Par La Rédaction, lementor.net
À quelques mois de la présidentielle d’octobre 2025, le climat politique ivoirien semble nous ramener à nos vieux démons. Les grands discours sur la réconciliation, le dialogue national et la maturité démocratique volent en éclats face à une réalité bien plus triviale : celle d’un affrontement verbal creux, agressif, où les invectives remplacent les idées, et où la République semble prise en otage par des postures de cour de récréation.
Après la sortie musclée de Laurent Gbagbo, qui se dit prêt à « se battre », le parti au pouvoir n’a pas tardé à répondre, promettant de « le retrouver dans la rue ». Ce langage de défi, assumé, marque une nouvelle étape dans la cristallisation d’une scène politique où l’on semble désormais revendiquer haut et fort le recours à la rue, à l’affrontement, au chaos. Et ce, dans une République qui prétend encore tirer sa légitimité des urnes.
Faut-il rappeler que la Côte d’Ivoire sort difficilement d’un passé lourd ? Que la guerre post-électorale de 2010-2011 a coûté la vie à près de 3 000 personnes ? Que depuis, aucune responsabilité politique, pénale ni morale n’a été assumée ? Sur ce point, les partis se taisent, comme s’ils s’étaient entendus sur un silence d’acier.
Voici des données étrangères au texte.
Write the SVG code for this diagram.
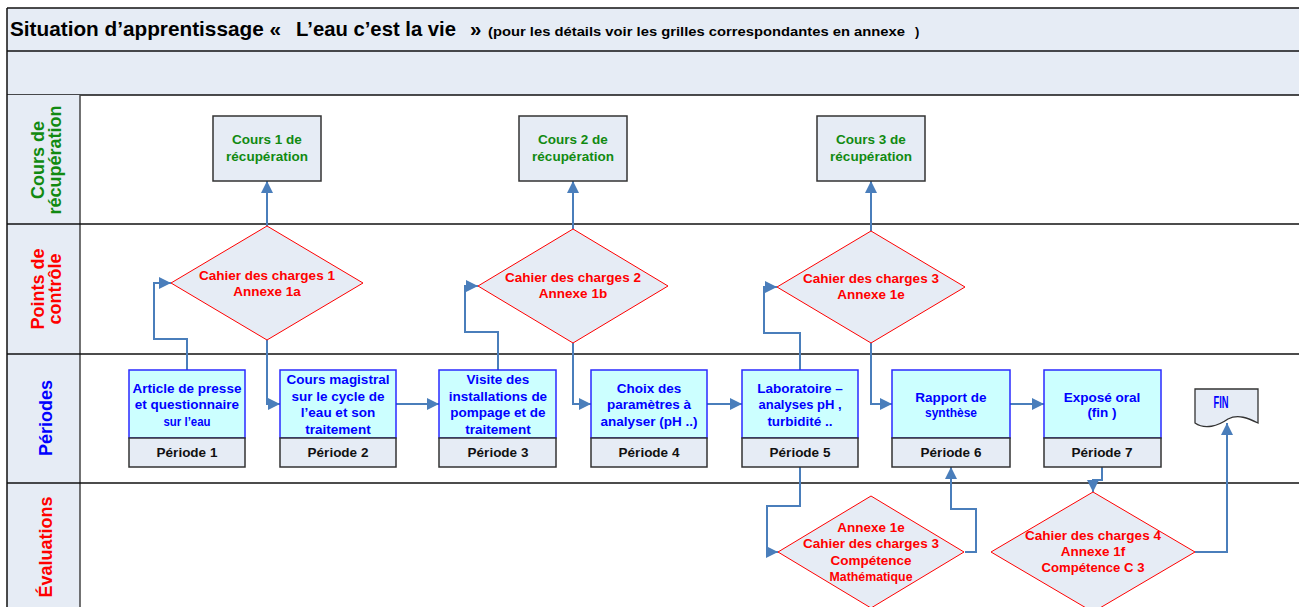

C’est dire combien la mémoire collective est méprisée.
Plus grave encore, le « dialogue inter-Ivoiriens », autrefois présenté comme un tournant historique, n’aura finalement été qu’une parenthèse creuse. Il a accouché d’une souris. Car aujourd’hui, c’est un torrent de propos désolants qui domine le paysage : accusations grotesques, insultes ethniques à peine voilées, menaces à peine déguisées. Pour l’opposition, le pouvoir serait une « constellation d’étrangers ». Pour le pouvoir, l’opposition ne serait qu’un groupe de « zozos ». Voilà donc la démocratie que l’on offre au peuple. Une démocratie de Zozos.
Mais de quel peuple parle-t-on, au fond ? Celui qui n’est plus dupe. Celui qui, dans le silence, observe, juge, se lasse. Les grandes mobilisations d’antan ont fait place à une fatigue collective. Les meetings ont moins de ferveur. Les visages sont fermés. Les jeunes ne s’enflamment plus. Les anciens soupirent. Car au fond, chacun espérait que cette année électorale serait l’occasion d’un débat d’idées, de confrontation de visions, de maturité politique.
Au lieu de cela, nous assistons à un spectacle affligeant. Un théâtre où les acteurs politiques excellent en énormités, en grossièretés, en provocation. Un théâtre qui laisse entendre que, peut-être, les leaders d’hier n’ont plus rien à offrir à la jeunesse d’aujourd’hui. Que leur imaginaire politique s’est figé, incapable d’inventer autre chose que la peur ou la colère.
Il est encore temps de redresser la barre. Mais le temps presse. Le peuple, lui, ne demande pas la perfection. Il attend du respect, de la clarté, une alternative. Il attend que ceux qui aspirent à gouverner parlent à son intelligence, pas à ses peurs. Il attend que la démocratie ivoirienne cesse d’être un champ de joutes infantiles pour redevenir un espace de choix sérieux et pacifique.
La démocratie ne se décrète pas. Elle s’élève. Elle se mérite. Et pour l’instant, ce que l’on voit, ce n’est pas une démocratie adulte. C’est, disons-le franchement, une démocratie de Zozos.